Back to the Future: The Game

  • If you click on the microphone in the Speakeasy, Marty will start to sing "Johnny B. Goode" on-stage, only to stop before the first lyric.[1]

Behind the scenes

  • "Johnny B. Goode" was actually composed and first performed by Chuck Berry in March 1958.
  • Michael J. Fox's performance of the song is one of the signature moments of Back to the Future. Marty's singing was dubbed by Mark Campbell. Fox asked guitarist Paul Hanson to teach him the precise sequence of chords, so that it would appear that Marty's guitar playing would match with the soundtrack. However, guitarist Tim May, rather than Hanson, recorded the actual music.

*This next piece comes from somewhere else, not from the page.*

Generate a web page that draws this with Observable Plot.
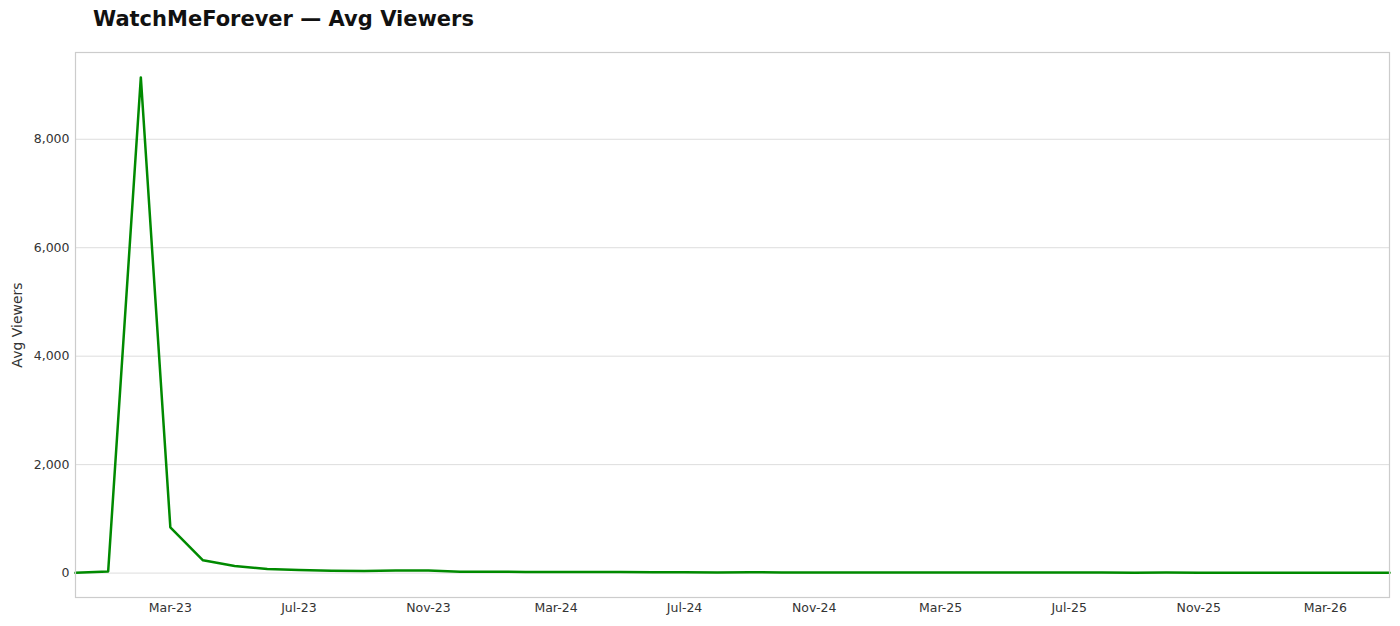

Hanson appeared on film as the bass guitarist for The Pinheads.
  • During the part where Marvin is calling Chuck Berry, Marty starts doing Chuck's famous "duckwalk". Afterwards he imitates four other famous guitarists: he taps the guitar like Eddie Van Halen, plays the guitar behind his head like Jimi Hendrix, contorts himself on the ground like Angus Young, and kicks over the amplifier like Pete Townshend.

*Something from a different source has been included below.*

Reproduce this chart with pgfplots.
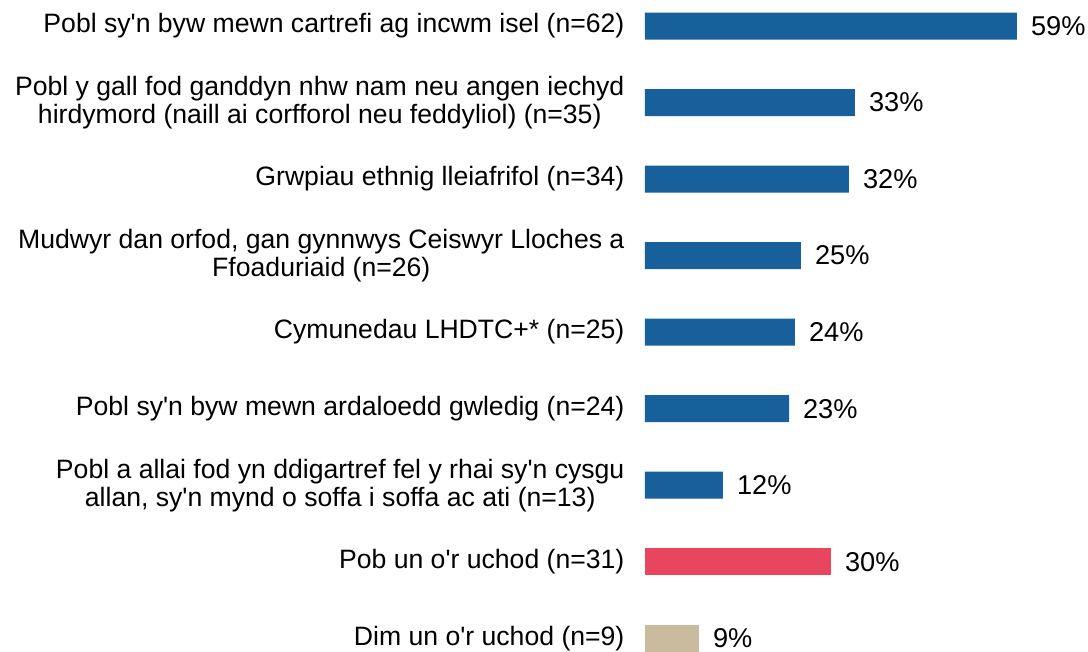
\documentclass[border=0pt]{standalone}
\usepackage{pgfplots}
\pgfplotsset{compat=1.18}
\usepackage{fontspec}
\setmainfont{Liberation Sans}
\definecolor{cblue}{HTML}{17609B}
\definecolor{cred}{HTML}{E8465F}
\definecolor{ctan}{HTML}{CBBB9E}
\newcommand{\q}{\textquotesingle}
\begin{document}
\begin{tikzpicture}
\begin{axis}[
  scale only axis,
  width=220.5pt, height=326pt,
  xmin=0, xmax=70,
  ymin=-0.34, ymax=8.18,
  y dir=reverse,
  xbar, bar shift=0pt, bar width=13.5pt,
  axis line style={draw=none},
  tick style={draw=none},
  xtick=\empty,
  ytick={0,...,8},
  yticklabels={
    {Pobl sy\q n byw mewn cartrefi ag incwm isel (n=62)},
    {Pobl y gall fod ganddyn nhw nam neu angen iechyd\\hirdymord (naill ai corfforol neu feddyliol) (n=35)},
    {Grwpiau ethnig lleiafrifol (n=34)},
    {Mudwyr dan orfod, gan gynnwys Ceiswyr Lloches a\\Ffoaduriaid (n=26)},
    {Cymunedau LHDTC+* (n=25)},
    {Pobl sy\q n byw mewn ardaloedd gwledig (n=24)},
    {Pobl a allai fod yn ddigartref fel y rhai sy\q n cysgu\\allan, sy\q n mynd o soffa i soffa ac ati (n=13)},
    {Pob un o\q r uchod (n=31)},
    {Dim un o\q r uchod (n=9)}},
  yticklabel style={align=center, font=\fontsize{13.3}{14}\selectfont, xshift=-2.5pt},
  point meta=explicit symbolic,
  nodes near coords={\pgfplotspointmeta\%},
  nodes near coords style={font=\fontsize{13.6}{15}\selectfont, anchor=west, xshift=3.5pt, text=black},
  clip=false,
]
\addplot[fill=cblue, draw=none] coordinates {
  (59.05,0) [59] (33.33,1) [33] (32.38,2) [32] (24.76,3) [25]
  (23.81,4) [24] (22.86,5) [23] (12.38,6) [12]};
\addplot[fill=cred, draw=none] coordinates {(29.52,7) [30]};
\addplot[fill=ctan, draw=none] coordinates {(8.57,8) [9]};
\end{axis}
\pgfresetboundingbox
\path[use as bounding box] (-322.5pt,0pt) rectangle (221.5pt,326pt);
\end{tikzpicture}
\end{document}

  • On the final guitar solo, we can hear riffs and melodic structures from some of the most important rock music genres made until mid 1980s on progressive sucesion: Rock 'n roll (late 1950s), Surf Rock (early 1960s), Hard Rock (late 1960s - early 1970s), Heavy Metal (mid 1970s) and Thrash Metal (early 1980s)
  • Despite Marty's instructions, both Chuck Berry's original recording and the rendition heard in the film are actually played on a "B flat" blues scale, not "B". Nevertheless, Marty's fingers do appear to be playing the song on the "B" blues scale in the film (assuming the guitar is using standard tuning).
  • On the commentary of the first film, Robert Zemeckis confirmed that the "Johnny B. Goode" scene was nearly cut from the finished film because according to him, it was the only place in the film where the storyline stopped for Michael J. Fox to do the performance. However, Arthur Schmidt, one of the editors of Back to the Future, suggested keeping the scene for the preview screening of the film, and it was finally left in the finished film.
  • Technically speaking, since Marty performed the song before the actual song was written by Chuck Berry in 1958, yet Marty learned the song from Chuck Berry's recording of it, that makes this a Bootstrap Paradox.
  • Despite the fact that "Johnny B. Goode" was not released as a single until three years after Marty played it at the Enchantment Under the Sea dance, it is odd for the students at Hill Valley High School to find the song particularly groundbreaking, as rock and roll had already been a well-established presence on the mainstream pop charts for roughly a year by November 1955, including Bill Haley and His Comets' "Rock Around the Clock" charting at #1 for several weeks the preceding summer. Even Chuck Berry himself was already famous by the time of the Enchantment Under the Sea dance, thanks to the recent success of his breakthrough hit "Maybellene" which was a rock and roll song like "Johnny B. Goode."